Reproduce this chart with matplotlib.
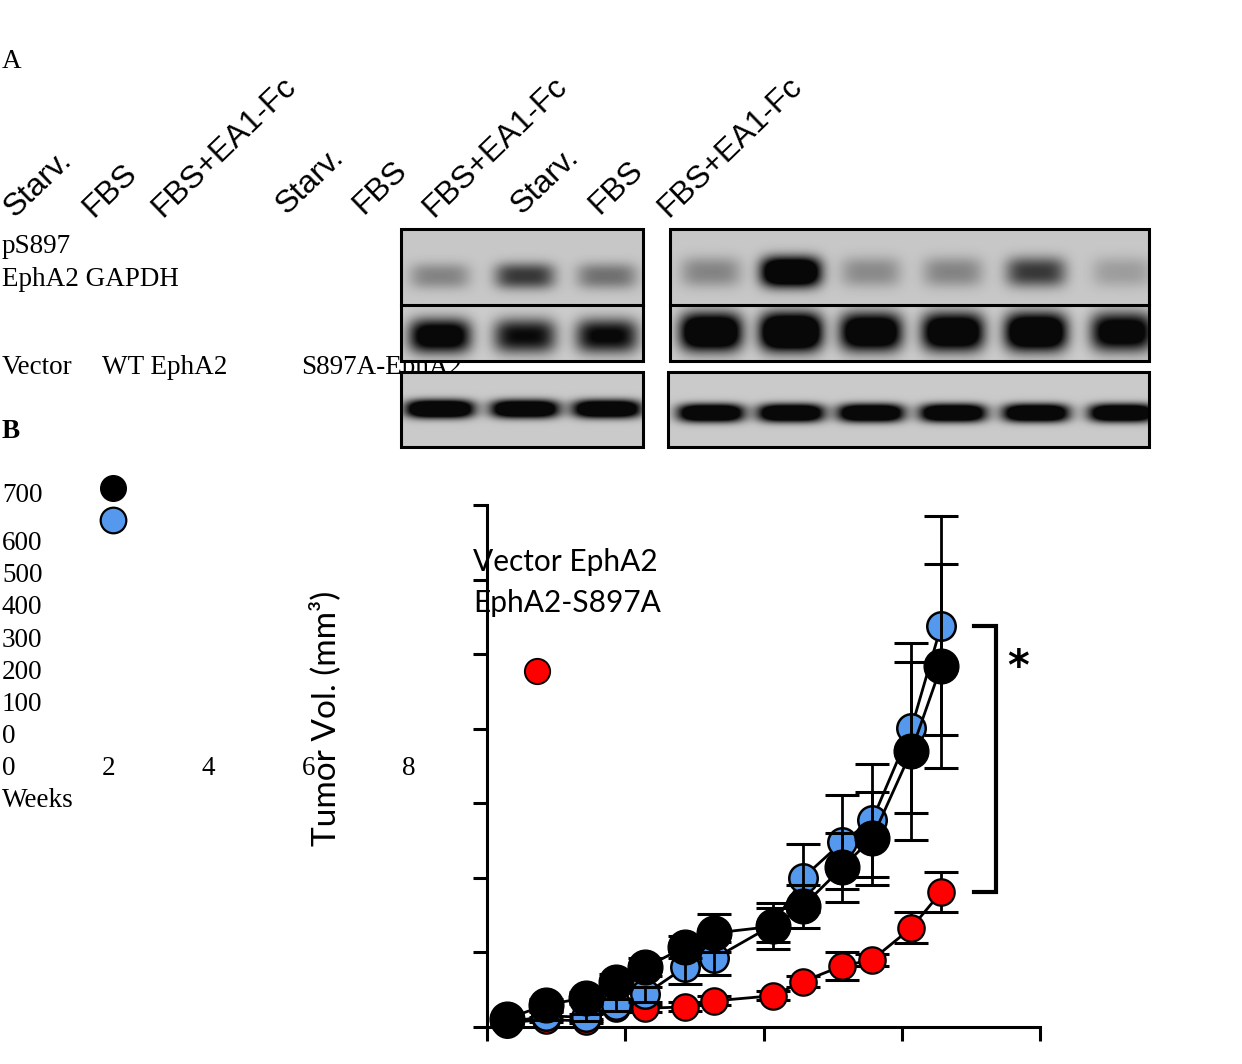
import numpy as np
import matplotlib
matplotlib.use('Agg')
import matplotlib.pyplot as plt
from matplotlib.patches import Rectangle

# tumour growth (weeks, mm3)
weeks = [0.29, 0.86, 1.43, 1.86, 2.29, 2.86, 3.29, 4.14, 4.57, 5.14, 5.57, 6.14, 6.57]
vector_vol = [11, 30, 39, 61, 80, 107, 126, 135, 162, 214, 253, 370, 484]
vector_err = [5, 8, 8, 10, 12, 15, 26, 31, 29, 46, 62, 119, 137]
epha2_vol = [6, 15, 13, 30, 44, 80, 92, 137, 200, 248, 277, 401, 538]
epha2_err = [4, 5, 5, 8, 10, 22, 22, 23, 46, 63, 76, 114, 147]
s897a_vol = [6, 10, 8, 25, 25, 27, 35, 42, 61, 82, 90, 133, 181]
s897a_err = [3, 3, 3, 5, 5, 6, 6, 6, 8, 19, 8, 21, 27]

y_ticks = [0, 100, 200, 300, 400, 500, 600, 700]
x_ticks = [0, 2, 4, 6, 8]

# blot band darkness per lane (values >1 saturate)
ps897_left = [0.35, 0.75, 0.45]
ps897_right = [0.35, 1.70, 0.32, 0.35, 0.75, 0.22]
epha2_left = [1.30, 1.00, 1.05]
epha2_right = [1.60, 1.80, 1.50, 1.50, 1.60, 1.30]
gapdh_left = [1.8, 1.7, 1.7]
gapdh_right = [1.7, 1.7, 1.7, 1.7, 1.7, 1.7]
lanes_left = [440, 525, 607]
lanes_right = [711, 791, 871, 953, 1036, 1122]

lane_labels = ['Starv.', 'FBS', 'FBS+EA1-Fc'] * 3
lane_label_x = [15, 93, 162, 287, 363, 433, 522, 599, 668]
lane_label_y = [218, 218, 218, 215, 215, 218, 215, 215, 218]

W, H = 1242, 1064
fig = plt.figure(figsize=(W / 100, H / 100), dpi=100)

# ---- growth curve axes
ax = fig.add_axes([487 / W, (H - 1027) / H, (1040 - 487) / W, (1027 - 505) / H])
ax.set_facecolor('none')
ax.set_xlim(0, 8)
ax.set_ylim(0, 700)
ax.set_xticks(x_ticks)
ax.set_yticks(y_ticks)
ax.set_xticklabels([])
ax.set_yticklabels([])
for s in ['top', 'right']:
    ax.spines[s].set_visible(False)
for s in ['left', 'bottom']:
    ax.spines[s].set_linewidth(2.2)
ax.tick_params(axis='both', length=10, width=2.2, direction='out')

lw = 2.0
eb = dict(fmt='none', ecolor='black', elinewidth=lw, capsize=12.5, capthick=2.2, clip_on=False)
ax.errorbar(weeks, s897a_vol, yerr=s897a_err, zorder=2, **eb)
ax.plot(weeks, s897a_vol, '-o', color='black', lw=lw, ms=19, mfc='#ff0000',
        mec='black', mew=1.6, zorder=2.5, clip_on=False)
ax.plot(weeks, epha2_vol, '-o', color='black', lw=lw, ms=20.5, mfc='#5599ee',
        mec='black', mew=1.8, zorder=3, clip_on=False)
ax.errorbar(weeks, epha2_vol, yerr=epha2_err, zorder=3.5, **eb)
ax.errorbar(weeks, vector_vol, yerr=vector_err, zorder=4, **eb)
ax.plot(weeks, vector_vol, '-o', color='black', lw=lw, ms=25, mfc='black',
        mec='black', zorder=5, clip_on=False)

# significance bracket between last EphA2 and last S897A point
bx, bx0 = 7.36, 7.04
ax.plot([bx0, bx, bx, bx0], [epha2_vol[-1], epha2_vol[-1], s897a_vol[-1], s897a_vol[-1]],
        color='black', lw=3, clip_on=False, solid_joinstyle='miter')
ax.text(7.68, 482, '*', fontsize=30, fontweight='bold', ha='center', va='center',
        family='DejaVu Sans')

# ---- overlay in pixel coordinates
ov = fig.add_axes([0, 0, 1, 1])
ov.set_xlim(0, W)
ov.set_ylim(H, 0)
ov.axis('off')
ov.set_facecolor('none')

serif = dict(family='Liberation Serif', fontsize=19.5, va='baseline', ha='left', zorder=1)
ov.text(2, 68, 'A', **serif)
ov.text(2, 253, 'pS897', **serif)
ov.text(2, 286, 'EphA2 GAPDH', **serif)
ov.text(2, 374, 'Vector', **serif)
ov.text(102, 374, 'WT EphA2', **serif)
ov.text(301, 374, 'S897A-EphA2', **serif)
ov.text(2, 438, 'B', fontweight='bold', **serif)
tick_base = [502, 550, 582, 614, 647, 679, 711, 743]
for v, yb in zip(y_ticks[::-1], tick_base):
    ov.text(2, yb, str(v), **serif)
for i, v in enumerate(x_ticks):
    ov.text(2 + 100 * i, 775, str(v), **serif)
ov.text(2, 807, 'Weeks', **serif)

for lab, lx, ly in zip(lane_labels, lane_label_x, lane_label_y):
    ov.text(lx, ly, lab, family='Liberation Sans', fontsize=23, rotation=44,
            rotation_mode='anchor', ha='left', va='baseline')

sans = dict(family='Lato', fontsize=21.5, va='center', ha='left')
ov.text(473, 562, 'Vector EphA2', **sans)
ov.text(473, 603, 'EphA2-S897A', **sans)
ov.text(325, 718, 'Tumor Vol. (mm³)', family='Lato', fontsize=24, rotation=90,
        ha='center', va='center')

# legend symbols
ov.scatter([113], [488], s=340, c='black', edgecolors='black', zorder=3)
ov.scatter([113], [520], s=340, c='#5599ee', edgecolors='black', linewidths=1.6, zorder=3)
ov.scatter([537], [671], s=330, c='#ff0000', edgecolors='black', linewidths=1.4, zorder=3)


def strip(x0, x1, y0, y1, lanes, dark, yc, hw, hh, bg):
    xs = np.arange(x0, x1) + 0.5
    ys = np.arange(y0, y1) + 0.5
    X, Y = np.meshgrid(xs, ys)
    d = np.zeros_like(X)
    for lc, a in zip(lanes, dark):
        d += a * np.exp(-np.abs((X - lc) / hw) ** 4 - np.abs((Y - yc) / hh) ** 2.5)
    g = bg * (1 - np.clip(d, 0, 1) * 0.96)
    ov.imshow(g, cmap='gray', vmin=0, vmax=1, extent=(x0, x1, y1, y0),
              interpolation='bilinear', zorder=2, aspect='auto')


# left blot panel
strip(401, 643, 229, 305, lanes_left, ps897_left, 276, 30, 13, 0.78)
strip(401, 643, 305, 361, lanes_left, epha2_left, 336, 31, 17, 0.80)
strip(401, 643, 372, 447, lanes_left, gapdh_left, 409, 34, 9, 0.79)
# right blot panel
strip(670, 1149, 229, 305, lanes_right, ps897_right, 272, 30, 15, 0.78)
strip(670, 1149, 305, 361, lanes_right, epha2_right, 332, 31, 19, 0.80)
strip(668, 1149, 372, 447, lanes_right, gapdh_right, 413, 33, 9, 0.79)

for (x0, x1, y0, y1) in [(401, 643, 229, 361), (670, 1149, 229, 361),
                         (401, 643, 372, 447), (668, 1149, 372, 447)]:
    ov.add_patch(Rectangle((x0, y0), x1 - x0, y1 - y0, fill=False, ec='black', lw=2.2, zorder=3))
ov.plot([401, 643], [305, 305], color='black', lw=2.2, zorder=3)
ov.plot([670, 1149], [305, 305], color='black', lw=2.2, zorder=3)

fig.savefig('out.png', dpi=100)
***
=== Problem ===
Without any pictures, reproduce the lines from the first one in the material through the line that has "x_ticks = [0, 2, 4, 6, 8]", exactly as they appear.

=== Solution to the exercise ===
Reproduce this chart with matplotlib.
import numpy as np
import matplotlib
matplotlib.use('Agg')
import matplotlib.pyplot as plt
from matplotlib.patches import Rectangle

# tumour growth (weeks, mm3)
weeks = [0.29, 0.86, 1.43, 1.86, 2.29, 2.86, 3.29, 4.14, 4.57, 5.14, 5.57, 6.14, 6.57]
vector_vol = [11, 30, 39, 61, 80, 107, 126, 135, 162, 214, 253, 370, 484]
vector_err = [5, 8, 8, 10, 12, 15, 26, 31, 29, 46, 62, 119, 137]
epha2_vol = [6, 15, 13, 30, 44, 80, 92, 137, 200, 248, 277, 401, 538]
epha2_err = [4, 5, 5, 8, 10, 22, 22, 23, 46, 63, 76, 114, 147]
s897a_vol = [6, 10, 8, 25, 25, 27, 35, 42, 61, 82, 90, 133, 181]
s897a_err = [3, 3, 3, 5, 5, 6, 6, 6, 8, 19, 8, 21, 27]

y_ticks = [0, 100, 200, 300, 400, 500, 600, 700]
x_ticks = [0, 2, 4, 6, 8]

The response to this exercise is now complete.